Необходимо остановить внимание на нравах и обрядах растленных сект, исключительный культ которых являлся поклонением богу материи: эти нравы объясняют нравы Тамплиеров и кощунственные практики, им вменяемые. И если клевета смешалась со справедливыми обвинениями, целью которых со стороны их врагов представлялись вышеуказанные секты, в этом нет ничего невероятного. Тайна, окружавшая их собрания, их доктрина, возводившая принцип зла в ранг бога, почтение, засвидетельствованное по отношению к нему, этого вполне довольно, чтобы объяснить ужасные подозрения, тяготевшие над ними со стороны современных им правоверных христиан, подозрения порой абсурдные, часто запечатленные страстным преувеличением и слишком часто стоившие жизни тем, кто их вдохновляли. Не было ли все ложным в этих убийственных для людей подозрениях, и заслужили ли их секты, ставшие их жертвами?
Различие, установленное нами только что между двумя большими течениями, которым были послушны дуалистические системы, частично соответствует этим вопросам. Доктрины обладают своей логикой, толкающей их извлекать крайние последствия из принципов, даже наиболее оскорбительные, как для индивидуального достоинства, так и для общественного порядка. Ветвь чистого катаризма, посвященная умерщвлению плоти, посту, воздержанию, превозносившая дух и опускавшая материю, устремлялась прямо к аскетизму; противоположная ветвь, разделявшая идею, что тело бессильно повредить душу, должна была завершаться самым мерзостным сенсуализмом. Это заблуждение создало фундаментальное различие, которое современные авторы, впрочем, весьма эрудированные, привели к трактовке в качестве клеветнических наветов всего того, что церковные писатели нам передали об отвратительных нравах еретиков их времени. Сами церковные писатели, неспособные делать отличия между разными сектами, слишком близкими фактами, чтобы о них хорошо рассудить, не обладали путеводной нитью, чтобы ориентироваться среди смятения гетеродоксальных верований, и включали их вперемешку в одни и те же обвинения. Более просвещенные и более удаленные от событий, нежели они, сегодня мы можем сразу разглядеть, какое основание имелось в этом инкриминировании, и к кому надлежало его применять. Конечно, не ко всем Катарам, на чем настаивает Ален, и даже не к фракийским Богомилам, как можно заключить из Пселла, но к одним Люциферианам, совершающим свои отвратительные поступки против религии и нравственности, о чем показывают столько письменных свидетельств. И должно ли в этих обвинениях учитывать легковерность времен и страсти, обуреваемые обвинителями?

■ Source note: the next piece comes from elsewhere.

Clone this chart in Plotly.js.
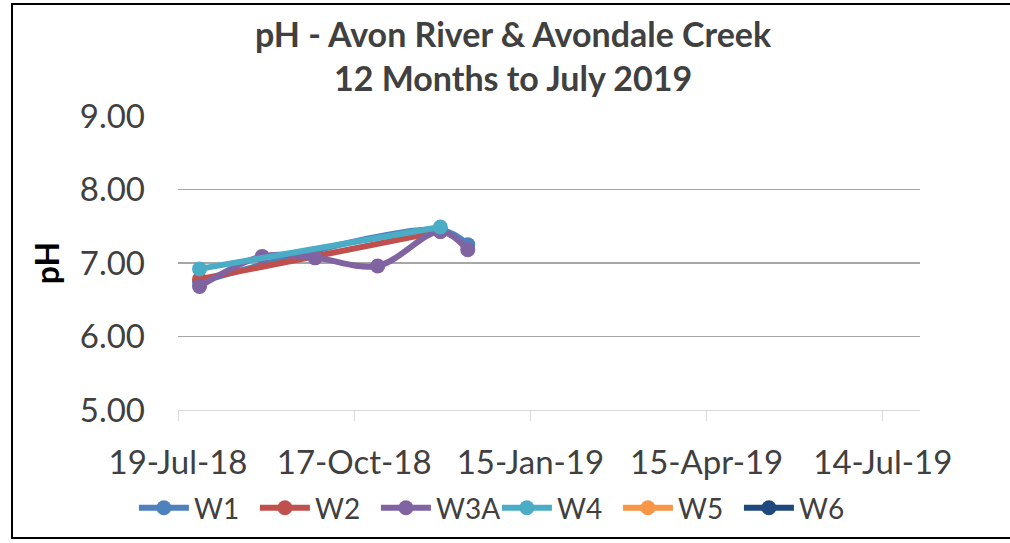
<!DOCTYPE html>
<html>
<head>
<meta charset="utf-8">
<script src="https://cdn.plot.ly/plotly-3.0.1.min.js"></script>
<style>
html,body{margin:0;padding:0;background:#fff;}
#wrap{position:relative;width:1010px;height:543px;overflow:hidden;}
#chart{position:absolute;left:0;top:0;width:1010px;height:543px;}
#frame{position:absolute;left:11px;top:3px;width:1010px;height:536px;border:2px solid #000;box-sizing:border-box;pointer-events:none;}
</style>
</head>
<body>
<div id="wrap"><div id="chart"></div><div id="frame"></div></div>
<script>
// Data (sampling dates and pH values)
const seriesNames = ["W1", "W2", "W3A", "W4", "W5", "W6"];
const seriesColors = ["#4F81BD", "#C0504D", "#8064A2", "#4BACC6", "#F79646", "#1F497D"];

const datesW1 = ["2018-07-30", "2018-11-30", "2018-12-14"];
const phW1 = [6.74, 7.45, 7.25];

const datesW2 = ["2018-07-30", "2018-11-30"];
const phW2 = [6.78, 7.43];

const datesW3A = ["2018-07-30", "2018-08-31", "2018-09-27", "2018-10-29", "2018-11-30", "2018-12-14"];
const phW3A = [6.68, 7.09, 7.07, 6.96, 7.43, 7.18];

const datesW4 = ["2018-07-30", "2018-11-30"];
const phW4 = [6.92, 7.49];

const datesW5 = ["2018-07-30"];
const phW5 = [null];

const datesW6 = ["2018-07-30"];
const phW6 = [null];

const tickDates = ["2018-07-19", "2018-10-17", "2019-01-15", "2019-04-15", "2019-07-14"];
const tickLabels = ["19-Jul-18", "17-Oct-18", "15-Jan-19", "15-Apr-19", "14-Jul-19"];
const yTicks = [5, 6, 7, 8, 9];
const yTickLabels = ["5.00", "6.00", "7.00", "8.00", "9.00"];

const allDates = [datesW1, datesW2, datesW3A, datesW4, datesW5, datesW6];
const allVals = [phW1, phW2, phW3A, phW4, phW5, phW6];

const FONT = 'Lato, "Open Sans", sans-serif';

const traces = seriesNames.map((n, i) => ({
  type: 'scatter',
  mode: 'lines+markers',
  name: n,
  x: allDates[i],
  y: allVals[i],
  line: {color: seriesColors[i], width: 6, shape: 'spline', smoothing: 1},
  marker: {color: seriesColors[i], size: 15},
  connectgaps: false
}));

const layout = {
  width: 1010, height: 543,
  paper_bgcolor: '#fff', plot_bgcolor: '#fff',
  margin: {l: 178, r: 90, t: 116, b: 133},
  font: {family: FONT, color: '#404040'},
  title: {
    text: '<b>pH - Avon River & Avondale Creek<br>12 Months to July 2019</b>',
    font: {family: FONT, size: 34, color: '#404040'},
    x: 0.508, xanchor: 'center', y: 1 - 47 / 543, yanchor: 'middle', yref: 'container'
  },
  xaxis: {
    type: 'date',
    range: ['2018-07-19', '2019-08-02'],
    tickvals: tickDates, ticktext: tickLabels,
    showgrid: false, zeroline: false,
    showline: true, linecolor: '#D9D9D9', linewidth: 1,
    ticks: 'outside', ticklen: 10, tickcolor: '#D9D9D9',
    tickfont: {family: FONT, size: 33, color: '#404040'},
    ticklabelstandoff: 13,
    fixedrange: true
  },
  yaxis: {
    range: [5, 9],
    tickvals: yTicks, ticktext: yTickLabels,
    showgrid: true, gridcolor: '#A6A6A6', gridwidth: 1.5,
    zeroline: false, showline: false, ticks: '',
    tickfont: {family: FONT, size: 33, color: '#404040'},
    ticklabelstandoff: 32,
    title: {text: '<b>pH</b>', font: {family: FONT, size: 32, color: '#000'}, standoff: 10},
    fixedrange: true
  },
  legend: {
    orientation: 'h', xref: 'container', yref: 'container',
    x: 0.492, xanchor: 'center', y: 1 - 508 / 543, yanchor: 'middle',
    font: {family: FONT, size: 28, color: '#404040'},
    itemwidth: 50, entrywidth: 56, entrywidthmode: 'pixels', tracegroupgap: 0
  },
  showlegend: true
};

Plotly.newPlot('chart', traces, layout, {staticPlot: true});
</script>
</body>
</html>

Тем не менее, некоторые факты кажутся запечатленными достаточной правдоподобностью, чтобы подняться до разряда исторических вероятностей, потому как их подтверждают согласованные свидетельства, и поскольку они пребывают в гармонии с религиозными догмами поклонников Сатаны. Другие, наоборот, представляются настолько несовместимыми с человеческой природой, с умом, который, казалось бы, должен руководить всякой религиозной ассоциацией, стремящейся к распространению, что сюда нельзя добавлять доверие, какое бы к ним оно не имелось, кроме авторитета письменных свидетельств и более убедительного еще показания скульптур и памятников.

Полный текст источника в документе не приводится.